WRITTEN EXERCISE: Copy nothing but the part that opens with the line containing "Generate a Python" and closes with the line containing "plt.rcParams['axes.unicode_minus'] = False". Do not include pictures.

** START GIVEN RECORDS **

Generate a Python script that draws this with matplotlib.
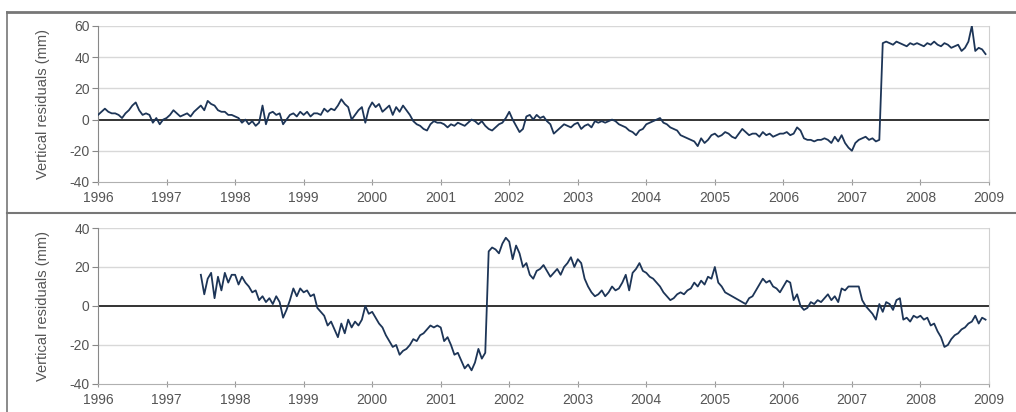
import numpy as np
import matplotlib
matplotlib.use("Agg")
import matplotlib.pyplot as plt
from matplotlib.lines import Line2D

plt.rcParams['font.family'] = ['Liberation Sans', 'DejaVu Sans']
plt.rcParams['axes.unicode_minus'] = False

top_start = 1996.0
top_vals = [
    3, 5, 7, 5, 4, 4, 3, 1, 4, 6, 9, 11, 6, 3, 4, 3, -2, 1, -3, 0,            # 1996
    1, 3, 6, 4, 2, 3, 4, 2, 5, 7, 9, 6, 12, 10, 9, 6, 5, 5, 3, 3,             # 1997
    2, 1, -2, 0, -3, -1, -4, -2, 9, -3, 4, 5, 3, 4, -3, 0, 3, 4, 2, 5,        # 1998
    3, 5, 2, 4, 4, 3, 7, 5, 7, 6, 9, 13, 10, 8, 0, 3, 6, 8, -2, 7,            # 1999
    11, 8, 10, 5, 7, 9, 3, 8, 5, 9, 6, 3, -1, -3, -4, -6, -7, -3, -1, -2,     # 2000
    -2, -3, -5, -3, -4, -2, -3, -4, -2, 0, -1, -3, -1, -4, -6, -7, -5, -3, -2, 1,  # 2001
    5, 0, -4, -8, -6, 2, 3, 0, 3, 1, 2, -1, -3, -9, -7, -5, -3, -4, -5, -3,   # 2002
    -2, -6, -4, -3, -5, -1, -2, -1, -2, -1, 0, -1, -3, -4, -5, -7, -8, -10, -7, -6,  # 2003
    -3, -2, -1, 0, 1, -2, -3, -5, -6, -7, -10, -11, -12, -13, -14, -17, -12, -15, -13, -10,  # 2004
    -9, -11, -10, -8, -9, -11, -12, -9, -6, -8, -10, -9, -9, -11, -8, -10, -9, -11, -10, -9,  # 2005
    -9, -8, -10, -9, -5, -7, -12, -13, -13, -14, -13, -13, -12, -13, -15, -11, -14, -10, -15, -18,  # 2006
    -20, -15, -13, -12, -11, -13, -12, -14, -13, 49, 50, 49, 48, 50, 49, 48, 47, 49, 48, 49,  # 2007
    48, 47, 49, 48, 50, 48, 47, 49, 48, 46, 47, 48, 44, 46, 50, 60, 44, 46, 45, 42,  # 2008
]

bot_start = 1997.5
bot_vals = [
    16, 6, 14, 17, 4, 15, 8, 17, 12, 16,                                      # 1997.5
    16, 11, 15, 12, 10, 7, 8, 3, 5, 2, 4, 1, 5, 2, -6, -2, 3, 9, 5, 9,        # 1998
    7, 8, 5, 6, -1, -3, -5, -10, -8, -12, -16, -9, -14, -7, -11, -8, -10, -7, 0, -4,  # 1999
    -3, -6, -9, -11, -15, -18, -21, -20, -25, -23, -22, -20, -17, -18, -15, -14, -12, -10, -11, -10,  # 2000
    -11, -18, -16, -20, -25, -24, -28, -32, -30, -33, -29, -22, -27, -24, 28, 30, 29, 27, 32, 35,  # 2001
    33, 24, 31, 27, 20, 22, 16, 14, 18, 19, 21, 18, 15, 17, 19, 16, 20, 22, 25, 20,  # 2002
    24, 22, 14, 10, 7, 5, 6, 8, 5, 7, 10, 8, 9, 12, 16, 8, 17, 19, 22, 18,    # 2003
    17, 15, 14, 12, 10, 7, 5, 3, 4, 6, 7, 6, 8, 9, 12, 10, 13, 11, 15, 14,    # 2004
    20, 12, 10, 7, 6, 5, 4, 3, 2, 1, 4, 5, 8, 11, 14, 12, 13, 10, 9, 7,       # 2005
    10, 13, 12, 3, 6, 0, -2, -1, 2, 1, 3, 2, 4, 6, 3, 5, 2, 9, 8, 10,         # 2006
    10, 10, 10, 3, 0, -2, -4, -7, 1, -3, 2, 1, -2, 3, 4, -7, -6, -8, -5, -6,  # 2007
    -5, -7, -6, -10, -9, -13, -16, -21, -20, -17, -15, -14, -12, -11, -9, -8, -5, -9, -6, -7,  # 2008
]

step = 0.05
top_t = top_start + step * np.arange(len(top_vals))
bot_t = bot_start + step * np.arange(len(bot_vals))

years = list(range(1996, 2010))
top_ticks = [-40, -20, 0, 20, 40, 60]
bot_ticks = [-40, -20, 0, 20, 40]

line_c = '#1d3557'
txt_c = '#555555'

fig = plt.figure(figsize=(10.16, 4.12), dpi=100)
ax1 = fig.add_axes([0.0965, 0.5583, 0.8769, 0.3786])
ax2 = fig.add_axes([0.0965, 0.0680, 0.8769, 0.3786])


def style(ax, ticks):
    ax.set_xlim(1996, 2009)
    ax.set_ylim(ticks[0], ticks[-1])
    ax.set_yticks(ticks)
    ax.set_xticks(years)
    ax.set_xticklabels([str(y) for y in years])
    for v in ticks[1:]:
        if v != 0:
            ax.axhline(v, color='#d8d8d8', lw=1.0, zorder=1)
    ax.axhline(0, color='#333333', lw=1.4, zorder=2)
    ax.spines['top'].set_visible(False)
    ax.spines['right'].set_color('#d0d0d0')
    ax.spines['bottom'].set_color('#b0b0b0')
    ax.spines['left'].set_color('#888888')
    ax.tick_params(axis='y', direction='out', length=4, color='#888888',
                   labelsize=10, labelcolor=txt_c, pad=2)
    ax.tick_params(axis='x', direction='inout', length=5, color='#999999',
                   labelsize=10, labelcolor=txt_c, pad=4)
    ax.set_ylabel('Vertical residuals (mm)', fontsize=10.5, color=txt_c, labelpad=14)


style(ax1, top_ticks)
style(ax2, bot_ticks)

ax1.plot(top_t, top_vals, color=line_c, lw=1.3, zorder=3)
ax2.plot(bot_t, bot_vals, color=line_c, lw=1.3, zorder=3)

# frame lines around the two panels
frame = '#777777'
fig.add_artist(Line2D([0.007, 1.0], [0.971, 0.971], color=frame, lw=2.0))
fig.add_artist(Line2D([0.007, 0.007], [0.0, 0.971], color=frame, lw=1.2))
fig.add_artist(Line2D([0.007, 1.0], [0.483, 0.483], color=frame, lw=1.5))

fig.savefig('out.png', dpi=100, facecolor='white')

** END GIVEN RECORDS **
** START GIVEN RECORDS **

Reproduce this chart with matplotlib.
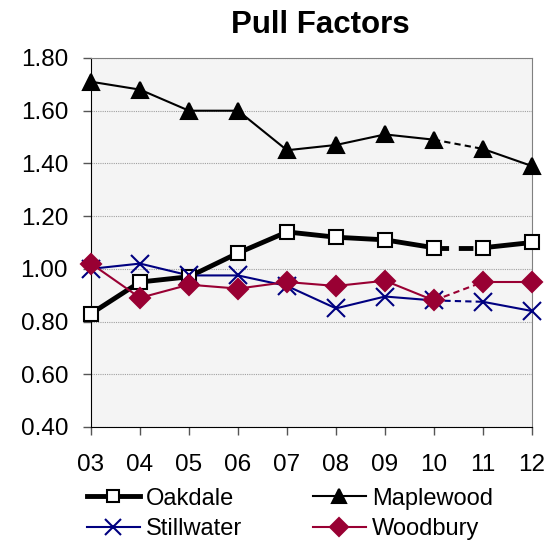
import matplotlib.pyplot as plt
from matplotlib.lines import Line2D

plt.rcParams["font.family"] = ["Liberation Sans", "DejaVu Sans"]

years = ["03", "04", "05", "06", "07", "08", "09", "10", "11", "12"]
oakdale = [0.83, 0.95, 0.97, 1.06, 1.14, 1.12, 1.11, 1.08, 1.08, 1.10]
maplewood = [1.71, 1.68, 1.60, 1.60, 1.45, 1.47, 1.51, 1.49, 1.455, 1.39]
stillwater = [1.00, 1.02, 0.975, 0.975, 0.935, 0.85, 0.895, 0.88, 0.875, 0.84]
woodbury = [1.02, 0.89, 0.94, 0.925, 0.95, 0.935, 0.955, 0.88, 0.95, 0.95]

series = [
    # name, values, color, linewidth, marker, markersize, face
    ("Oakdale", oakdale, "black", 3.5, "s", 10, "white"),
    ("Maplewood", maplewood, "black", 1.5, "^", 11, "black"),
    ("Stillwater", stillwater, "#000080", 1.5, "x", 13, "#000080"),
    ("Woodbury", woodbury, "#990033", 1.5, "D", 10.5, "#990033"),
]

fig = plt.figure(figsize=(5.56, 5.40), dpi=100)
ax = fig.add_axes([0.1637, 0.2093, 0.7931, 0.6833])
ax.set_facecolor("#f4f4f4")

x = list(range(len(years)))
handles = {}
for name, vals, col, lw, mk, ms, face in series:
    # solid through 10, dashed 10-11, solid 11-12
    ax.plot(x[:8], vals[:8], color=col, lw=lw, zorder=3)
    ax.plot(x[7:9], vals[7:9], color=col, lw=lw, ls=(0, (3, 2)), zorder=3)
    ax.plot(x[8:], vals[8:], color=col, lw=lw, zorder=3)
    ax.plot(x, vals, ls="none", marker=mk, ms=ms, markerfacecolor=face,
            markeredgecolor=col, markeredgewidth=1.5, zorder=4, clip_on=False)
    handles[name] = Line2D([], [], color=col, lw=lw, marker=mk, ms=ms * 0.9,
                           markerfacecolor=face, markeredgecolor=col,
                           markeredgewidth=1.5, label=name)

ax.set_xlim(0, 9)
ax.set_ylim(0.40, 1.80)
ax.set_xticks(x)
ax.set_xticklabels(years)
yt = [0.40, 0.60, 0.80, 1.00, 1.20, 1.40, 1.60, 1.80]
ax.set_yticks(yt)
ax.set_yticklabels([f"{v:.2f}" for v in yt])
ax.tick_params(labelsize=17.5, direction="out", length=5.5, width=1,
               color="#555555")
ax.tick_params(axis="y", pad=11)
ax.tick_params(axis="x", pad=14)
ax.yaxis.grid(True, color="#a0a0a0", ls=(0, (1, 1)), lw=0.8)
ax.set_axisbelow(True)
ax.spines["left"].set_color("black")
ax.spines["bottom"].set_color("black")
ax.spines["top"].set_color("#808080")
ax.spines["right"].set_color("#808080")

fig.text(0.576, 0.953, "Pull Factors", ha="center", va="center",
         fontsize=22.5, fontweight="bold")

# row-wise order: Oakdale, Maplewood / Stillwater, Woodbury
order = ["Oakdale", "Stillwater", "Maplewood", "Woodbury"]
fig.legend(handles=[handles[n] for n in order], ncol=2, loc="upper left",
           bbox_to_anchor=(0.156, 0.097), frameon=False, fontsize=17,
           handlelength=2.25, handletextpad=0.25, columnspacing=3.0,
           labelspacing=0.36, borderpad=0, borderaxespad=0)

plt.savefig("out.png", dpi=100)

** END GIVEN RECORDS **

SOLUTION TO THIS TASK:
Generate a Python script that draws this with matplotlib.
import numpy as np
import matplotlib
matplotlib.use("Agg")
import matplotlib.pyplot as plt
from matplotlib.lines import Line2D

plt.rcParams['font.family'] = ['Liberation Sans', 'DejaVu Sans']
plt.rcParams['axes.unicode_minus'] = False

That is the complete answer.